* Begin *
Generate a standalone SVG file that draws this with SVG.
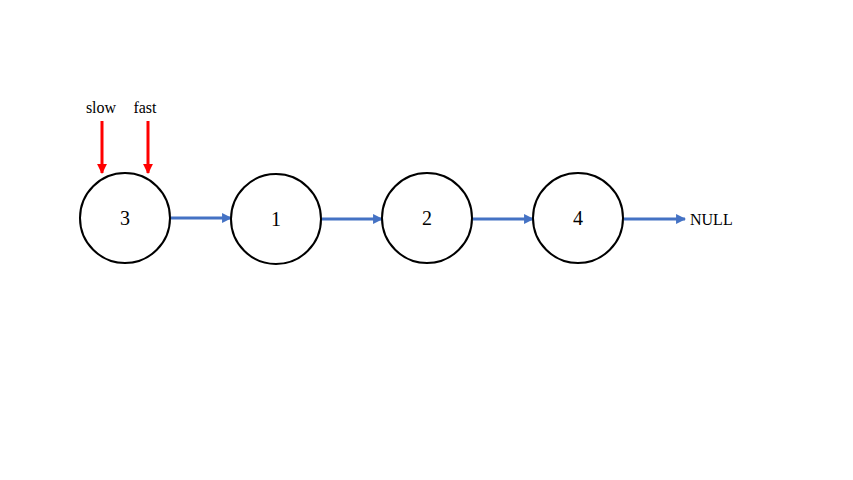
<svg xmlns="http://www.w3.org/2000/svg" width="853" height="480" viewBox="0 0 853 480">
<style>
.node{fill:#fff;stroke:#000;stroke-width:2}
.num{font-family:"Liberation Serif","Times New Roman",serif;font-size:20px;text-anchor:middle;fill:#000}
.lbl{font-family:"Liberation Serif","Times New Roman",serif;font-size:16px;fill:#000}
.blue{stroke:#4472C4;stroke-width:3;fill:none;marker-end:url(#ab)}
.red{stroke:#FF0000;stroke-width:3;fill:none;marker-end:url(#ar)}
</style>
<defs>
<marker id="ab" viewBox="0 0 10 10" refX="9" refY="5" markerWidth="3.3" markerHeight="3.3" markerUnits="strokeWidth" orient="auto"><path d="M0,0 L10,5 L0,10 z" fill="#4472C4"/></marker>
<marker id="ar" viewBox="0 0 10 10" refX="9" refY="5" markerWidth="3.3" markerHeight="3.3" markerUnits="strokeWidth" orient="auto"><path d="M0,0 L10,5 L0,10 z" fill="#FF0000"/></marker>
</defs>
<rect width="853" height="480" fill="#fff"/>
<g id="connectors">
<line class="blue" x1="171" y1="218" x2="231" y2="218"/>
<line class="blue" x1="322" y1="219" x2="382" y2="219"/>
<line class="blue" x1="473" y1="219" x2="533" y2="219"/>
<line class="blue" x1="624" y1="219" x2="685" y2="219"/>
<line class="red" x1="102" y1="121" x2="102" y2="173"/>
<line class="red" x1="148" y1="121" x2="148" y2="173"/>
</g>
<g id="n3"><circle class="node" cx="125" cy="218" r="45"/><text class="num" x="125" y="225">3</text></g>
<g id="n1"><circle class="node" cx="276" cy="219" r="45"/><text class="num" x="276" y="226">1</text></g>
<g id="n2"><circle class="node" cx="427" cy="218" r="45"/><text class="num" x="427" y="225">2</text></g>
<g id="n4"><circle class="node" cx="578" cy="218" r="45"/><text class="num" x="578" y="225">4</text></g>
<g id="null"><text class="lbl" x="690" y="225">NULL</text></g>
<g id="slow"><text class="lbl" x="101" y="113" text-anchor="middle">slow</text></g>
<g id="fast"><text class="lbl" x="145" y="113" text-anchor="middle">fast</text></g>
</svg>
* End *
WORK TO COMPLETE
Write out again every line above exactly as given; the pictures do not belong in the copy.

ANSWER TO THIS EXERCISE
Generate a standalone SVG file that draws this with SVG.
<svg xmlns="http://www.w3.org/2000/svg" width="853" height="480" viewBox="0 0 853 480">
<style>
.node{fill:#fff;stroke:#000;stroke-width:2}
.num{font-family:"Liberation Serif","Times New Roman",serif;font-size:20px;text-anchor:middle;fill:#000}
.lbl{font-family:"Liberation Serif","Times New Roman",serif;font-size:16px;fill:#000}
.blue{stroke:#4472C4;stroke-width:3;fill:none;marker-end:url(#ab)}
.red{stroke:#FF0000;stroke-width:3;fill:none;marker-end:url(#ar)}
</style>
<defs>
<marker id="ab" viewBox="0 0 10 10" refX="9" refY="5" markerWidth="3.3" markerHeight="3.3" markerUnits="strokeWidth" orient="auto"><path d="M0,0 L10,5 L0,10 z" fill="#4472C4"/></marker>
<marker id="ar" viewBox="0 0 10 10" refX="9" refY="5" markerWidth="3.3" markerHeight="3.3" markerUnits="strokeWidth" orient="auto"><path d="M0,0 L10,5 L0,10 z" fill="#FF0000"/></marker>
</defs>
<rect width="853" height="480" fill="#fff"/>
<g id="connectors">
<line class="blue" x1="171" y1="218" x2="231" y2="218"/>
<line class="blue" x1="322" y1="219" x2="382" y2="219"/>
<line class="blue" x1="473" y1="219" x2="533" y2="219"/>
<line class="blue" x1="624" y1="219" x2="685" y2="219"/>
<line class="red" x1="102" y1="121" x2="102" y2="173"/>
<line class="red" x1="148" y1="121" x2="148" y2="173"/>
</g>
<g id="n3"><circle class="node" cx="125" cy="218" r="45"/><text class="num" x="125" y="225">3</text></g>
<g id="n1"><circle class="node" cx="276" cy="219" r="45"/><text class="num" x="276" y="226">1</text></g>
<g id="n2"><circle class="node" cx="427" cy="218" r="45"/><text class="num" x="427" y="225">2</text></g>
<g id="n4"><circle class="node" cx="578" cy="218" r="45"/><text class="num" x="578" y="225">4</text></g>
<g id="null"><text class="lbl" x="690" y="225">NULL</text></g>
<g id="slow"><text class="lbl" x="101" y="113" text-anchor="middle">slow</text></g>
<g id="fast"><text class="lbl" x="145" y="113" text-anchor="middle">fast</text></g>
</svg>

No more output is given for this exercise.